On the bright side, the U.S. immigration law does not explicitly require you to have a valid green card before you can apply for citizenship through naturalization.
Can You Be Deported Because of an Expired Green Card?
Now we get to the pressing question. Can you be deported because of an expired green card?
You can only be deported from the U.S. if your lawful permanent residency status is no longer valid. Since your lawful permanent resident status is not linked to your green card’s validity, you won’t be deported simply because your green card has expired.
You will only lose your lawful permanent residency status if you abandon your status or become a U.S. citizen.
So, the answer is no, you will not be deported from the U.S. just because your green card expired.

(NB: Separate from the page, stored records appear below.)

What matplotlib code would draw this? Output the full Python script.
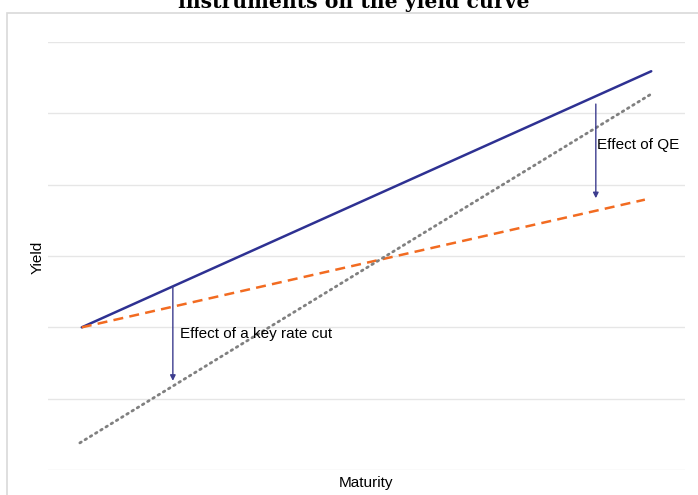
import matplotlib
matplotlib.use("Agg")
import matplotlib.pyplot as plt
from matplotlib.patches import Rectangle

# yield curves (maturity 0..10, yield 0..6 arbitrary units)
maturity = [0.53, 9.47]
curve_before = [2.0, 5.59]
maturity_qe = [0.53, 9.37]
curve_qe = [2.0, 3.79]
maturity_cut = [0.5, 9.45]
curve_cut = [0.38, 5.26]

# arrows: (x, y_from, y_to)
arrow_cut = (1.96, 2.57, 1.25)
arrow_qe = (8.6, 5.13, 3.81)

fig = plt.figure(figsize=(6.98, 4.95), dpi=100)
W, H = 698, 495
ax = fig.add_axes([48 / W, 1 - 470 / H, (685 - 48) / W, (470 - 42) / H])

# light frame round the chart
fig.patches.append(Rectangle((7 / W, -0.05), 1.0, 1 - 13 / H + 0.05,
                             transform=fig.transFigure, fill=False,
                             edgecolor="#d9d9d9", linewidth=1.2))

ax.plot(maturity, curve_before, color="#2e3192", lw=1.8, solid_capstyle="round")
ax.plot(maturity_qe, curve_qe, color="#f26b21", lw=1.8, ls=(0, (4, 2.5)))
ax.plot(maturity_cut, curve_cut, color="#808080", lw=2.0, ls=(0, (0.6, 1.6)),
        dash_capstyle="round")

for x, y0, y1 in [arrow_cut, arrow_qe]:
    ax.annotate("", xy=(x, y1), xytext=(x, y0),
                arrowprops=dict(arrowstyle="-|>", color="#3d3d8f", lw=1.0,
                                mutation_scale=8, shrinkA=0, shrinkB=0))

ax.text(2.08, 1.9, "Effect of a key rate cut", fontsize=11, va="center",
        family="Liberation Sans")
ax.text(8.62, 4.55, "Effect of QE", fontsize=11, va="center",
        family="Liberation Sans")

ax.set_xlim(0, 10)
ax.set_ylim(0, 6)
ax.set_yticks(range(0, 7))
ax.set_xticks([])
ax.tick_params(axis="y", length=0, labelleft=False)
ax.grid(axis="y", color="#e6e6e6", lw=1.0)
ax.set_axisbelow(True)
for s in ax.spines.values():
    s.set_visible(False)

fig.text(38 / W, 1 - 257 / H, "Yield", rotation=90, ha="center", va="center",
         fontsize=11, family="Liberation Sans")
fig.text(366 / W, 1 - 483 / H, "Maturity", ha="center", va="center",
         fontsize=11, family="Liberation Sans")
# title runs off the top edge in the reference; only its last line is visible
fig.text(354 / W, 1 - 8 / H, "instruments on the yield curve",
         ha="center", va="baseline", fontsize=14.7, fontweight="bold",
         family="DejaVu Serif")

fig.savefig("out.png", dpi=100)
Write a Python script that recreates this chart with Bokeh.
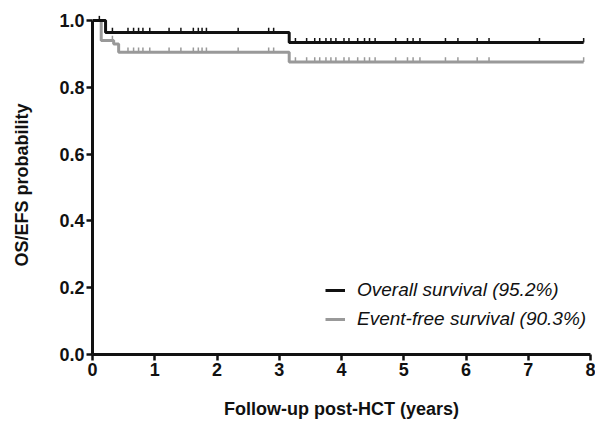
import numpy as np
from bokeh.plotting import figure
from bokeh.models import Range1d, FixedTicker, NumeralTickFormatter, Legend, LegendItem, ColumnDataSource
from bokeh.embed import file_html
from bokeh.resources import INLINE

# Kaplan-Meier step data (years, survival probability)
os_times = [0.0, 0.21, 3.16, 7.89]
os_surv = [1.0, 0.964, 0.934, 0.934]
efs_times = [0.0, 0.14, 0.34, 0.42, 3.16, 7.89]
efs_surv = [1.0, 0.94, 0.93, 0.905, 0.876, 0.876]

# censoring times (years)
os_censor = [0.11, 0.32, 0.57, 0.66, 0.74, 0.81, 0.92, 1.23, 1.42, 1.62, 1.70, 1.76, 1.83,
             2.34, 2.83, 2.91, 3.26, 3.44, 3.57, 3.65, 3.75, 3.83, 3.91, 4.04, 4.12, 4.26,
             4.37, 4.45, 4.54, 4.87, 5.06, 5.15, 5.26, 5.67, 5.87, 6.18, 6.37, 7.18, 7.89]
efs_censor = [0.32, 0.57, 0.66, 0.74, 0.81, 0.92, 1.23, 1.42, 1.62, 1.70, 1.76, 1.83,
              2.34, 2.83, 2.91, 3.26, 3.44, 3.57, 3.65, 3.75, 3.83, 3.91, 4.04, 4.12, 4.26,
              4.37, 4.45, 4.54, 4.87, 5.06, 5.15, 5.26, 5.67, 5.87, 6.18, 6.37, 7.89]

labels = ["Overall survival (95.2%)", "Event-free survival (90.3%)"]
x_ticks = [0, 1, 2, 3, 4, 5, 6, 7, 8]
y_ticks = [0.0, 0.2, 0.4, 0.6, 0.8, 1.0]

BLACK = "#111111"
GRAY = "#999999"
FONT = "Liberation Sans"

p = figure(width=595, height=421, output_backend="svg", toolbar_location=None,
           x_range=Range1d(0, 8), y_range=Range1d(0, 1.015),
           min_border_left=92, min_border_right=5, min_border_top=15, min_border_bottom=66)
p.outline_line_color = None
p.grid.visible = False
p.background_fill_color = "white"


def surv_at(times, surv, t):
    idx = np.searchsorted(np.array(times), np.array(t), side="right") - 1
    return np.array(surv)[idx]


efs_line = p.step(efs_times, efs_surv, mode="after", line_color=GRAY, line_width=3)
ys = surv_at(efs_times, efs_surv, efs_censor)
p.segment(x0=efs_censor, y0=ys, x1=efs_censor, y1=ys + 0.014, line_color=GRAY, line_width=1.5)

os_line = p.step(os_times, os_surv, mode="after", line_color=BLACK, line_width=3)
ys = surv_at(os_times, os_surv, os_censor)
p.segment(x0=os_censor, y0=ys, x1=os_censor, y1=ys + 0.014, line_color=BLACK, line_width=1.5)

# legend-only tick markers (no data points)
empty = ColumnDataSource(data=dict(x=[], y=[]))
os_mark = p.scatter("x", "y", source=empty, marker="dash", angle=np.pi / 2, size=7,
                    line_color=BLACK, line_width=1.5)
efs_mark = p.scatter("x", "y", source=empty, marker="dash", angle=np.pi / 2, size=7,
                     line_color=GRAY, line_width=1.5)

for ax in (p.xaxis[0], p.yaxis[0]):
    ax.axis_line_width = 3
    ax.axis_line_color = BLACK
    ax.major_tick_line_width = 2.5
    ax.major_tick_line_color = BLACK
    ax.major_tick_out = 6
    ax.major_tick_in = 0
    ax.minor_tick_line_color = None
    ax.major_label_text_font = FONT
    ax.major_label_text_font_style = "bold"
    ax.major_label_text_font_size = "18px"
    ax.major_label_text_color = BLACK
    ax.axis_label_text_font = FONT
    ax.axis_label_text_font_style = "bold"
    ax.axis_label_text_font_size = "18px"
    ax.axis_label_text_color = BLACK

p.xaxis[0].bounds = (0, 8)
p.yaxis[0].bounds = (0, 1)
p.xaxis[0].ticker = FixedTicker(ticks=x_ticks)
p.yaxis[0].ticker = FixedTicker(ticks=y_ticks)
p.xaxis[0].formatter = NumeralTickFormatter(format="0")
p.yaxis[0].formatter = NumeralTickFormatter(format="0.0")
p.xaxis[0].major_label_standoff = 2
p.yaxis[0].major_label_standoff = 2
p.xaxis[0].axis_label = "Follow-up post-HCT (years)"
p.yaxis[0].axis_label = "OS/EFS probability"
p.xaxis[0].axis_label_standoff = 20
p.yaxis[0].axis_label_standoff = 24

legend = Legend(items=[LegendItem(label=labels[0], renderers=[os_line, os_mark]),
                       LegendItem(label=labels[1], renderers=[efs_line, efs_mark])],
                location=(233, 24))
legend.label_text_font = FONT
legend.label_text_font_style = "italic"
legend.label_text_font_size = "19px"
legend.label_text_color = BLACK
legend.glyph_width = 20
legend.label_standoff = 12
legend.label_height = 22
legend.glyph_height = 22
legend.spacing = 7
legend.padding = 0
legend.margin = 0
legend.border_line_color = None
legend.background_fill_alpha = 0
p.add_layout(legend)

open("out.html", "w").write(file_html(p, INLINE))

How to Renew Your Green Card
Even though you won’t be deported just because your green card has expired, it is still vital to renew your green card in time.
Renewing your green card is easy. But it isn’t necessarily quick. It currently takes between 10 and 12 months to renew your green card. The best strategy to ensure you don’t get caught with an expired green card is to renew it at least 6 months before it expires.
You can renew your green card online here. If you have any questions, you can read more about the process of renewing your green card here.
Shortly after you’ve filed your green card renewal, the United States Citizenship and Immigration Services (USCIS) will provide you with a biometrics appointment where you will need to have your fingerprints taken.
While you wait for your new green card, you can schedule an appointment with your local USCIS office and get a temporary I-551 stamp in your passport. This stamp will prove you actually have permanent resident status for a year after the stamp’s date.
From there, you will only need to wait for the USCIS to process your green card.
- Can I Stay More Than 6 Months Outside the U.S. with a Green Card?
- Green Card Process Steps: EB-1, EB-2, and EB-3 Visa
- SSN Update After Green Card
- How Long Does it Take for USCIS to Make a Decision After an Interview?
- Can You Be Deported if You are Married to an American Citizen?
- Which Countries Can You Visit With a Green Card?
If your green card has expired, there is no need to panic. You now know the answer to “can you be deported because of an expired green card” is no. Just make sure you take steps to renew your green card as fast as possible, so you don’t get caught in a tricky situation.